Il 31 dicembre 2024 si è tenuta la 57esima Marcia Nazionale per la Pace.
Questa importante manifestazione è organizzata ogni anno dalla Cei, dalla Caritas, da Pax Christi, da Agesci, da Azione Cattolica, dal Movimento dei Focolari e dalle Acli. Quest’anno si è tenuta a Pesaro, in occasione della 58esima Giornata Mondiale della Pace che è stata festeggiata il 1° gennaio 2025. Il titolo del messaggio dato da Papa Francesco per quest’anno era “Rimetti a noi i nostri debiti: concedici la tua pace”.
Sono venute più di 1500 persone da tutta Italia per marciare e dimostrare che in Italia un popolo della pace esiste, un popolo che non si rassegna al dominio della guerra e dell’egoismo, che sa che il conflitto non è l’esito necessario dei rapporti tra i popoli, e che la comunicazione ufficiale è purtroppo distorta proprio per farci credere il contrario.
Ho avuto l’onore di tenere un intervento nella seconda tappa della Marcia, che affrontava il tema del debito e si è tenuta nella Chiesa di Santa Maria del Porto.
Esiste, infatti, un’evidente connessione tra il sistema di guerra e questa economia. L’attuale capitalismo occidentale è infatti fondato sulla guerra e sulla competizione, su una scarsità indotta e sul predominio dei pochi. È una guerra dell’alto contro il basso, e poi una guerra tra poveri, aizzati uno contro l’altro per accaparrarsi ciò che rimane dopo che una piccola oligarchia si è mangiata il 99% della ricchezza finanziaria.
La nostra economia è un’economia di guerra. Le istituzioni economiche internazionali sono istituzioni di guerra. La classe dirigente è una classe militare in borghese.
Bisogna poi capire che a fondamento di questa economia c’è una particolare teologia. Potremmo dire una teologia anti-cristiana. Questo non significa che i grandi possessori di ricchezza siano esplicitamente anti-cristiani. Non parliamo di scelte esplicite. Si tratta del fatto che l’orizzonte spirituale di questo sistema economico è anti-cristiano. È il fondamento implicito di questa economia: un sistema dove siamo tutti nemici, c’è scarsità di vita, e domina un dio punitivo che impone sacrifici di sangue al suo popolo. Questa è la fede implicita a cui tutti crediamo quando agiamo nel sistema economico.
Per cambiare economia dovremo perciò cambiare questa fede.

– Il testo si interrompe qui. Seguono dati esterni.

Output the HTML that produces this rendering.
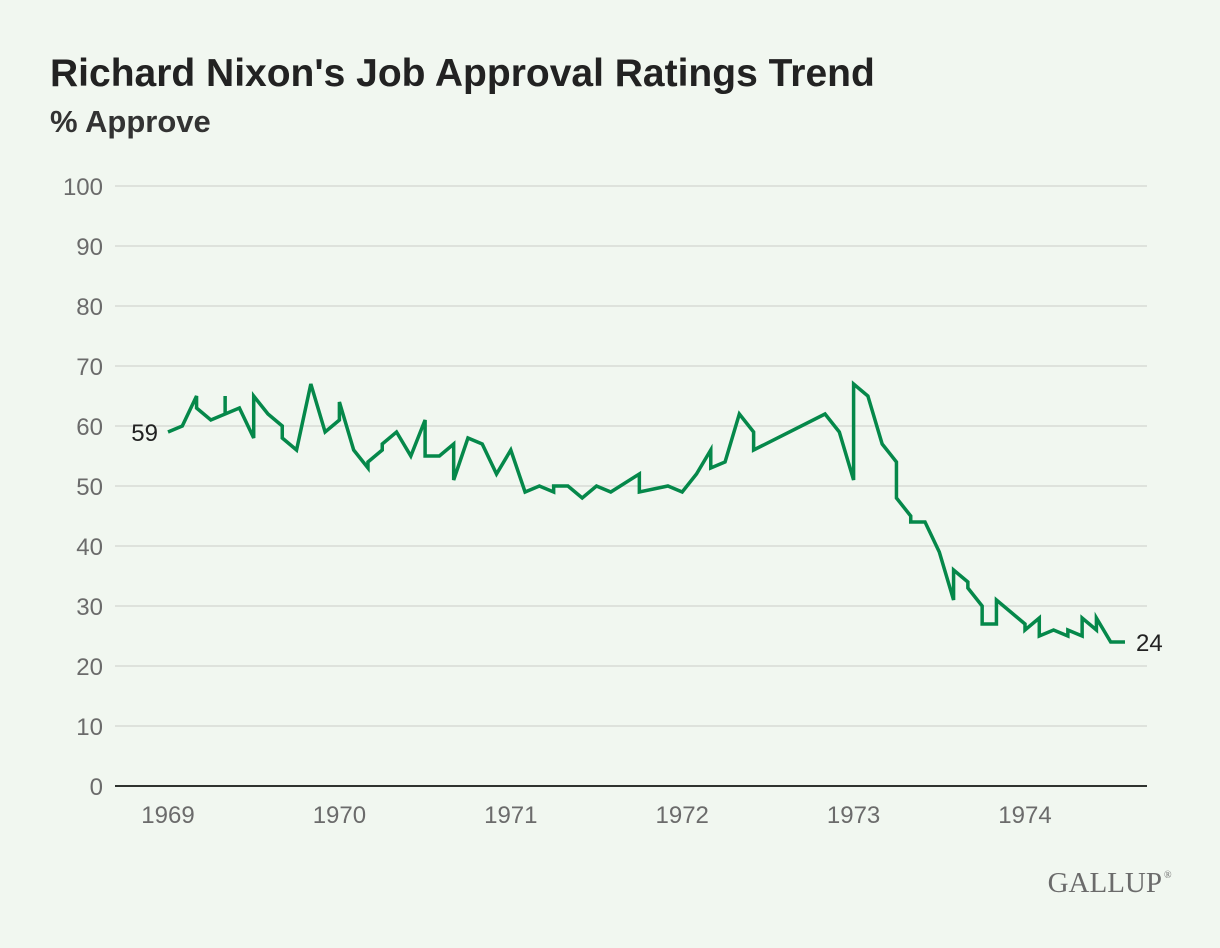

Come fare?
Non basta più marciare esteriormente per la pace. Non basta fare manifestazioni per la città. Questi sono gesti importanti. Ma non sono più sufficienti. Serve marciare per le strade della nostra anima. Serve fare una manifestazione per la pace nella nostra mente. Serve disarmare il nostro cuore, come diceva Giovanni XXIII. È nel mio cuore, infatti, che si annida l’origine della guerra, il principio della guerra, lo stesso che animava Hitler, Stalin o i bellicisti di oggi.
Se non capiremo che la stessa radice bellica dei peggiori sanguinari della storia è presente anche in me, e che quindi sono chiamato io per primo a disarmarmi, ad abbandonare questo sistema di guerra, allora non sposteremo di un millimetro questo mondo. Nessuna manifestazione pubblica sarà mai sufficiente.
Questo è ciò che ho provato, umilmente, a esprimere dinanzi a tantissime persone, uomini e donne comuni, e poi vescovi e cardinali. Ero, d’altronde, un po’ emozionato in quanto era la prima volta che parlavo dinanzi a così tante persone (circa 500 persone in Chiesa e il resto nel campetto di calcio della Parrocchia). Per me, però, è stata davvero una bellissima esperienza: poter concludere l’anno con mia moglie e tanti nuovi amici ed esprimere pubblicamente il nostro desiderio di novità, di rinnovamento, proprio alla fine dell’anno, come segno profetico per tutti noi, per il tempo nuovo che verrà.
Estirpare da noi questa radice bellicista è allora una beata notizia: non siamo condannati. E il più piccolo dei gesti di pace, come quello di scavare dentro di noi, e nelle nostre relazioni famigliari, uno spazio di vera pace, ha in verità valenza universale. È un atto storico fondativo. Vuol dire porre le precondizioni, magari piccolissime, magari essenziali, ma molto più solide e vere di qualunque sistema di guerra, per un’altra società. Una società della pace che è il futuro del mondo.
Realizzare questo è già rivoluzione.